The one thing I cannot stress enough is that Shoot! is NOT a fusion album. Not by any stretch of the imagination. The majority of the nine songs here are blues-based rock, of which we hear so little of these days. The set opens with “Gun And The E-Kid,” and we are immediately confronted with the kind of down and dirty guitar sound Jimmy Page used for Zep tracks like “Heartbreaker.” The Trio’s mastery of the blues form is evident in the break of this song, but it is really apparent on the very next cut, “Ashes.” Here Hedvig runs the scales up and down effortlessly, until bassist Ellen Brekken comes in and anchors things, allowing the guitar and drums to play off each other in a most satisfying way.

“For The Aur” is the one that sold me once and for all. Taking a page from Terry Kath’s brilliant “Free Form Guitar,” Hedvig shows us just how amazing the sound of controlled feedback can be.

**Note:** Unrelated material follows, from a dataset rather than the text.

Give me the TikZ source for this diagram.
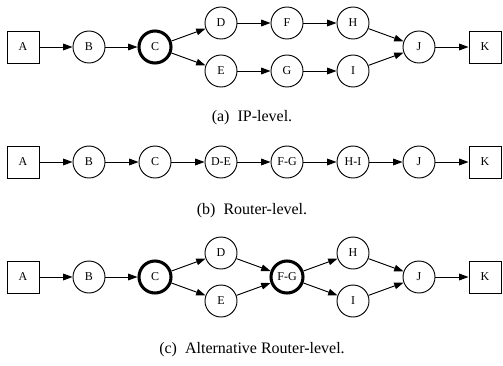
\documentclass[tikz,border=0pt]{standalone}
\usepackage{fontspec}
\setmainfont{Liberation Serif}
\usetikzlibrary{positioning,arrows.meta}

\begin{document}
\begin{tikzpicture}[x=1pt, y=1pt, on grid, node distance=18pt and 49.5pt,
    hop/.style={circle, draw, line width=0.7pt, minimum size=24pt, inner sep=0pt, font=\fontsize{9}{10}\selectfont},
    cut/.style={hop, line width=2.3pt},
    peer/.style={rectangle, draw, line width=0.7pt, minimum size=24pt, inner sep=0pt, font=\fontsize{9}{10}\selectfont},
    link/.style={-{Triangle[length=7pt, width=5pt]}, line width=0.7pt},
    caption/.style={font=\fontsize{12}{14}\selectfont}]

  \useasboundingbox (0,0) rectangle (377.25,-273.75);

  % (a) IP-level
  \node[peer] (A1) at (17.25,-35.25) {A};
  \node[hop, right=of A1] (B1) {B};
  \node[cut, right=of B1] (C1) {C};
  \node[hop, above right=of C1] (D1) {D};
  \node[hop, below right=of C1] (E1) {E};
  \node[hop, right=of D1] (F1) {F};
  \node[hop, right=of E1] (G1) {G};
  \node[hop, right=of F1] (H1) {H};
  \node[hop, right=of G1] (I1) {I};
  \node[hop, below right=of H1] (J1) {J};
  \node[peer, right=of J1] (K1) {K};
  \node[caption] (capA) at (189,-88.5) {(a)\ \ IP-level.};

  \foreach \u/\v in {A1/B1, B1/C1, C1/D1, C1/E1, D1/F1, E1/G1, F1/H1, G1/I1, H1/J1, I1/J1, J1/K1}
    \draw[link] (\u) -- (\v);

  % (b) Router-level
  \node[peer] (A2) at (17.25,-121.5) {A};
  \node[hop, right=of A2] (B2) {B};
  \node[hop, right=of B2] (C2) {C};
  \node[hop, right=of C2] (DE2) {D-E};
  \node[hop, right=of DE2] (FG2) {F-G};
  \node[hop, right=of FG2] (HI2) {H-I};
  \node[hop, right=of HI2] (J2) {J};
  \node[peer, right=of J2] (K2) {K};
  \node[caption] (capB) at (189,-158.25) {(b)\ \ Router-level.};

  \foreach \u/\v in {A2/B2, B2/C2, C2/DE2, DE2/FG2, FG2/HI2, HI2/J2, J2/K2}
    \draw[link] (\u) -- (\v);

  % (c) Alternative Router-level
  \node[peer] (A3) at (17.25,-207.75) {A};
  \node[hop, right=of A3] (B3) {B};
  \node[cut, right=of B3] (C3) {C};
  \node[hop, above right=of C3] (D3) {D};
  \node[hop, below right=of C3] (E3) {E};
  \node[cut, below right=of D3] (FG3) {F-G};
  \node[hop, above right=of FG3] (H3) {H};
  \node[hop, below right=of FG3] (I3) {I};
  \node[hop, below right=of H3] (J3) {J};
  \node[peer, right=of J3] (K3) {K};
  \node[caption] (capC) at (189,-262.5) {(c)\ \ Alternative Router-level.};

  \foreach \u/\v in {A3/B3, B3/C3, C3/D3, C3/E3, D3/FG3, E3/FG3, FG3/H3, FG3/I3, H3/J3, I3/J3, J3/K3}
    \draw[link] (\u) -- (\v);

\end{tikzpicture}
\end{document}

This is a tour-de-force of a piece, as we go from wild feedback into a straight-ahead riff ala vintage UFO, only to wind up with a killer false ending - then back again. 

The jazz influence is most pronounced during “Sidetracked.” Jazz-rock, or fusion was a big early seventies genre, done best by Miles Davis on Bitches Brew, or the Mahavishnu Orchestra’s Inner Mounting Flame. But back then, nobody ever thought to go back to the classic bop sounds of the mid-fifties. On albums such as The New Miles Davis Quintet, or John Coltrane’s Blue Train, bassist Paul Chambers came up some of with the coolest bass solos ever laid down. He is an obvious influence on Miss Brekken, because her acoustic break here is not only completely unexpected, but absolutely riveting. It takes real guts to put something like this in “rock” record, and she pulls it off  with fantastic style.

Drummer Ivar Loe Bjornstad is a solid presence throughout, but his most outstanding moment comes during “No Encore.” The song opens with a drum solo, but this is no razzle-dazzle “Moby Dick” excursion. The intricate patterns Ivar sets up show a musician who knows how good he is, and has no reason to show off. There is an old adage about knowing what not to play being more important than knowing what to play. Ivar’s turn here is a testament to the wisdom of this. That is not to say that he doesn’t let it rip as well when the setting calls for it though. 

The only tune with vocals (actually more like shouts) is a cover version of The Melvins’ “Blood Witch.” The song is prime grunge, and is so weirdly out of place, that it is perfect. The album closes with a slow blues ballad titled “The Valley.” This one reminds me a bit of Stevie Ray Vaughn’s version of “Little Wing,” with a guitar so soulful it’ll break your heart. 

In the radio-Gaga world we live in, I suppose the Hedvig Mollestad Trio don’t have a prayer of breaking out of the word-of-mouth underground, but we can hope. Shoot! is my pick for debut album of the year, and for guitar aficionados especially, it should not be missed.